This little passage has been making the rounds among the Chinese nationalists who, instead of simply boiling over with anger, are also seeking to find a reasonable response to Western criticism (this translation copied from here):
We tried Communism to equalize; you hated us for being Communists.
Now we embrace free trade and privatize; you berated us for being mercantilist
(And since you made up that word, you must know what it means, as we don’t).
Halt! You demanded: a billion-[point]-three who eat well will destroy the planet!
So we tried birth control, then you blasted us for human rights abuse.
The passage succinctly demonstrates the intense frustration many Chinese have with foreign criticism of and interference in their country, a frustration that goes back more than a century. The type of nationalist anger we are seeing now first clearly manifested itself in the May Fourth Movement that started in 1919, when, to the fury of Chinese nationalists, the Treaty of Versailles failed to give China territory and benefits Chinese thought they deserved—and, to make matters worse, privileged Japan. Many of the same themes exist in the current nationalist uproar as in the May Fourth Movement: a focus on youth as the driving force of resistance, a feeling that foreigners are ganging up against China, an intense anxiety that China will be carved up and her sovereignty violated, solidarity with Chinese diaspora scattered around the world, and, finally, frustration at the inability of the Chinese state to successfully resist foreign criticism.
After all these years, and after all of the misery China has gone through, one can sense a certain weariness among Chinese nationalists. China has simply tried its best, the argument goes. Give it a break!
The root issue is that no one—not foreigners, not Chinese—is really sure what China should become. Gorbachev once made the trenchant observation that the root of the Cold War was America’s desire for Russia to become a “normal country.” But who defines what a “normal country” is? Chinese frustrations stem from the fact that it has, since 1978, attempted to become “normal,” but that goal is highly ambiguous. It has developed its economy according to the guidelines of modernization theory and liberal economics. It has opened the country to foreigners, and it allows its citizens to travel abroad. It has raised an estimated 300 million people—the size of the United States—out of poverty. It has, for the most part, stopped interfering in people’s private lives. Still the criticism continues. The conclusion that many Chinese draw is that the West is merely afraid of China, and its criticism is driven by jealously and anxiety.

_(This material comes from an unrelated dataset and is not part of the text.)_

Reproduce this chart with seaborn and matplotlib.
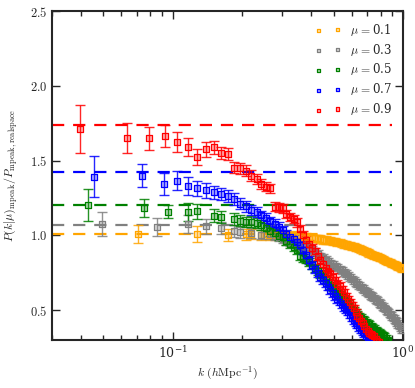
import numpy as np
import pandas as pd
import matplotlib
matplotlib.use("Agg")
import matplotlib.pyplot as plt
import seaborn as sns
from matplotlib.ticker import FixedLocator, FormatStrFormatter, LogLocator, NullFormatter
from matplotlib.colors import to_rgba

nan = np.nan

# Data
mus = ["0.1", "0.3", "0.5", "0.7", "0.9"]
colors = ["orange", "gray", "green", "blue", "red"]
kaiser = [1.008, 1.072, 1.206, 1.422, 1.738]

# common k bins (h/Mpc) at k > 0.1
k_grid = [0.105, 0.1165, 0.128, 0.1395, 0.151, 0.1625, 0.174, 0.1855, 0.197, 0.2085,
          0.220, 0.2315, 0.243, 0.2545, 0.266, 0.2775, 0.289, 0.3005, 0.312, 0.3235,
          0.335, 0.3465, 0.358, 0.3695, 0.381, 0.3925, 0.404, 0.4155, 0.427, 0.4385,
          0.450, 0.4615, 0.473, 0.4845, 0.496, 0.5075, 0.519, 0.5305, 0.542, 0.5535,
          0.565, 0.5765, 0.588, 0.5995, 0.611, 0.6225, 0.634, 0.6455, 0.657, 0.6685,
          0.680, 0.6915, 0.703, 0.7145, 0.726, 0.7375, 0.749, 0.7605, 0.772, 0.7835,
          0.795, 0.8065, 0.818, 0.8295, 0.841, 0.8525, 0.864, 0.8755, 0.887, 0.8985,
          0.910, 0.9215, 0.933, 0.9445, 0.956, 0.9675, 0.979, 0.9905]
err_grid = [0.065, 0.060, 0.052, 0.048, 0.045, 0.042, 0.040, 0.038, 0.036, 0.035,
            0.034, 0.033, 0.032, 0.031, 0.030, 0.030, 0.029, 0.029, 0.028, 0.028,
            0.027, 0.027, 0.027, 0.026, 0.026, 0.026, 0.026, 0.025, 0.025, 0.025,
            0.025, 0.025, 0.024, 0.024, 0.024, 0.024, 0.024, 0.024, 0.023, 0.023,
            0.023, 0.023, 0.023, 0.023, 0.023, 0.022, 0.022, 0.022, 0.022, 0.022,
            0.022, 0.022, 0.022, 0.022, 0.021, 0.021, 0.021, 0.021, 0.021, 0.021,
            0.021, 0.021, 0.021, 0.021, 0.020, 0.020, 0.020, 0.020, 0.020, 0.020,
            0.020, 0.020, 0.020, 0.020, 0.020, 0.020, 0.020, 0.020]

p01 = [nan, nan, 1.010, nan, nan, nan, 1.004, nan, nan, 1.006,
       1.010, nan, 1.004, 1.006, 1.000, 1.004, 0.998, 1.000, 1.002, 0.996,
       1.000, 0.994, 0.996, 0.990, 0.990, 0.986, 0.984, 0.980, 0.980, 0.974,
       0.970, 0.970, 0.966, 0.964, 0.960, 0.956, 0.954, 0.950, 0.946, 0.940,
       0.940, 0.934, 0.930, 0.926, 0.924, 0.920, 0.914, 0.910, 0.906, 0.900,
       0.894, 0.890, 0.886, 0.880, 0.874, 0.870, 0.866, 0.860, 0.858, 0.854,
       0.850, 0.846, 0.840, 0.836, 0.830, 0.828, 0.824, 0.820, 0.816, 0.810,
       0.808, 0.804, 0.800, 0.796, 0.790, 0.786, 0.780, 0.776]
p03 = [nan, 1.078, nan, 1.060, nan, 1.050, nan, 1.030, 1.020, nan,
       1.018, nan, 1.005, nan, 1.006, 0.996, 0.990, 0.976, 0.964, 0.956,
       0.950, 0.940, 0.936, 0.928, 0.924, 0.914, 0.900, 0.890, 0.874, 0.860,
       0.850, 0.836, 0.826, 0.814, 0.806, 0.794, 0.786, 0.774, 0.766, 0.754,
       0.742, 0.730, 0.720, 0.708, 0.696, 0.686, 0.674, 0.666, 0.654, 0.646,
       0.634, 0.626, 0.616, 0.608, 0.598, 0.590, 0.580, 0.570, 0.564, 0.554,
       0.544, 0.536, 0.524, 0.516, 0.504, 0.496, 0.484, 0.476, 0.464, 0.456,
       0.444, 0.436, 0.424, 0.416, 0.400, 0.392, 0.380, 0.370]
p05 = [nan, 1.158, 1.160, nan, 1.132, 1.124, nan, 1.110, 1.098, 1.090,
       1.092, 1.080, 1.070, 1.050, 1.028, 1.014, 0.998, 0.990, 0.962, 0.940,
       0.922, 0.904, 0.862, 0.850, 0.838, 0.820, 0.800, 0.782, 0.760, 0.742,
       0.720, 0.700, 0.682, 0.666, 0.650, 0.636, 0.620, 0.604, 0.590, 0.576,
       0.560, 0.546, 0.530, 0.514, 0.500, 0.486, 0.470, 0.460, 0.450, 0.440,
       0.430, 0.420, 0.410, 0.404, 0.394, 0.384, 0.376, 0.366, 0.360, 0.350,
       0.344, 0.338, 0.334, 0.324, 0.314, 0.302, 0.290, nan, nan, nan,
       nan, nan, nan, nan, nan, nan, nan, nan]
p07 = [1.365, 1.328, 1.314, 1.300, 1.288, 1.276, 1.262, 1.244, 1.212, 1.194,
       1.170, 1.156, 1.134, 1.116, 1.094, 1.076, 1.058, 1.036, 1.010, 0.990,
       0.978, 0.958, 0.934, 0.902, 0.866, 0.834, 0.802, 0.774, 0.746, 0.720,
       0.700, 0.678, 0.656, 0.634, 0.614, 0.592, 0.574, 0.556, 0.538, 0.520,
       0.504, 0.488, 0.470, 0.450, 0.432, 0.414, 0.400, 0.384, 0.370, 0.356,
       0.344, 0.330, 0.318, 0.304, 0.290, nan, nan, nan, nan, nan,
       nan, nan, nan, nan, nan, nan, nan, nan, nan, nan,
       nan, nan, nan, nan, nan, nan, nan, nan]
p09 = [1.625, 1.590, 1.525, 1.575, 1.588, 1.550, 1.545, 1.452, 1.448, 1.432,
       1.400, 1.378, 1.342, 1.326, 1.316, 1.190, 1.188, 1.180, 1.142, 1.124,
       1.108, 1.086, 1.040, 1.002, 0.968, 0.944, 0.914, 0.892, 0.860, 0.836,
       0.808, 0.782, 0.758, 0.742, 0.722, 0.698, 0.676, 0.662, 0.638, 0.620,
       0.594, 0.572, 0.552, 0.534, 0.512, 0.488, 0.462, 0.446, 0.430, 0.414,
       0.396, 0.376, 0.362, 0.350, 0.342, 0.334, 0.326, 0.310, 0.296, 0.284,
       nan, nan, nan, nan, nan, nan, nan, nan, nan, nan,
       nan, nan, nan, nan, nan, nan, nan, nan]

# sparse low-k bins, different for each mu
k_low_01 = [0.0705]
p_low_01 = [1.009]
e_low_01 = [0.060]
k_low_03 = [0.0494, 0.0858]
p_low_03 = [1.073, 1.056]
e_low_03 = [0.080, 0.061]
k_low_05 = [0.0429, 0.0751, 0.0957]
p_low_05 = [1.200, 1.183, 1.158]
e_low_05 = [0.107, 0.063, 0.045]
k_low_07 = [0.0457, 0.0734, 0.0914]
p_low_07 = [1.393, 1.400, 1.343]
e_low_07 = [0.140, 0.080, 0.072]
k_low_09 = [0.0397, 0.0634, 0.0790, 0.0926]
p_low_09 = [1.713, 1.653, 1.649, 1.665]
e_low_09 = [0.160, 0.100, 0.077, 0.075]

p_grid = [p01, p03, p05, p07, p09]
k_lows = [k_low_01, k_low_03, k_low_05, k_low_07, k_low_09]
p_lows = [p_low_01, p_low_03, p_low_05, p_low_07, p_low_09]
e_lows = [e_low_01, e_low_03, e_low_05, e_low_07, e_low_09]

rows = []
for mu, kl, pl, el, pg in zip(mus, k_lows, p_lows, e_lows, p_grid):
    for k, p, e in zip(kl + k_grid, pl + pg, el + err_grid):
        rows.append((mu, k, p, e))
df = pd.DataFrame(rows, columns=["mu", "k", "P", "err"]).dropna()

# Plot
sns.set_style("ticks")
plt.rcParams["mathtext.fontset"] = "cm"
plt.rcParams["font.family"] = ["DejaVu Serif"]

fig = plt.figure(figsize=(4.15, 3.88), dpi=100)
ax = fig.add_axes([0.1253, 0.1237, 0.8457, 0.8479])

for mu, col, h in zip(mus, colors, kaiser):
    ax.plot([0.03, 0.9], [h, h], color=col, lw=1.6, ls=(0, (5.5, 4)), zorder=1)

for mu, col in zip(mus, colors):
    sub = df[df["mu"] == mu]
    ax.errorbar(sub["k"], sub["P"], yerr=sub["err"], fmt="none", ecolor=col,
                elinewidth=1.0, capsize=3.5, capthick=1.0, alpha=0.85, zorder=2)
    sns.scatterplot(x=sub["k"].values, y=sub["P"].values, ax=ax, marker="s", s=18,
                    color=col, facecolor=to_rgba(col, 0.3), edgecolor=col,
                    linewidth=0.9, label=r"$\mu\,=$" + mu, zorder=3)

ax.set_xscale("log")
ax.set_xlim(0.03, 1.0)
ax.set_ylim(0.3, 2.5)
ax.yaxis.set_major_locator(FixedLocator([0.5, 1.0, 1.5, 2.0, 2.5]))
ax.yaxis.set_major_formatter(FormatStrFormatter(r"$%.1f$"))
ax.xaxis.set_major_locator(LogLocator(base=10))
ax.xaxis.set_minor_locator(LogLocator(base=10, subs=np.arange(2, 10)))
ax.xaxis.set_minor_formatter(NullFormatter())
ax.tick_params(which="both", direction="in", top=True, right=True, labelsize=9)
ax.tick_params(which="major", length=6, width=1.0)
ax.tick_params(which="minor", length=3.5, width=1.0)
for s in ax.spines.values():
    s.set_linewidth(1.5)

ax.set_xlabel(r"$k\ (h{\rm Mpc}^{-1})$", fontsize=8.5, labelpad=3)
ax.set_ylabel(r"$P(k|\mu)_{\rm mpeak}/P_{\rm mpeak,realspace}$", fontsize=8.5, labelpad=8)

ax.legend(loc="upper right", frameon=False, scatterpoints=2, markerscale=0.55,
          fontsize=8.5, labelspacing=0.33, handlelength=2.2, handletextpad=0.8,
          borderaxespad=0.5)

fig.savefig("out.png", dpi=100)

It is difficult for Chinese to work through the ambiguities of modernity because of the intense control of public and intellectual dialogue that exists in the country. Western intellectuals have of course become severely disillusioned with modernization theory and the modern project; in the 1990s, Chinese intellectuals began to critically examine China’s newfound embrace of liberal economics as well. Yet these ideas have little opportunity to seep into mainstream discourse. When the New York Times publishes its critical articles about China, which often focus on poverty, environmental degradation, corruption, connections between government and capital, widening gaps between rich and poor—in short, the pitfalls of capitalism—it is drawing, if unconsciously, on a massive intellectual base that is severely disillusioned with the promises of “modernity.” In China, that intellectual base has little opportunity to make itself known in public discourse.
The lack of public discourse has also created misunderstanding about how Western media works. Yes, much Western media is heavily biased against China. Yes, Cafferty’s remarks on CNN were hostile and ignorant—as American commentators’ remarks so often are. But to extend that hostility and ignorance to all Western media demonstrates profound unawareness of the complexity of free media. Stupid people may voice their opinions just as freely as anyone else; it’s the process that's important.
Indeed, after seeing nationalist fury unfold around me it’s become clearer than ever that the key to a healthy civil society (not that that term is free of Eurocentrism either!) is unhindered public conversation. In the 1950s during the anti-Communist hysteria surrounding the McCarthy hearings, the United States was united in its nationalist zeal. Over time, however, as people calmed down, the media and intellectuals began to question what had happened, and where they had erred. Americans worked it out for themselves, and American civil society became stronger as a result. Much of the hysteria in contemporary China comes from the inability of people to work out their issues of nationalism, modernity, progress, and all the complexities of contemporary life on their own, in a free and public discussion. No one can say what the definitive meanings of those terms are. What matters is the process of trying to find out.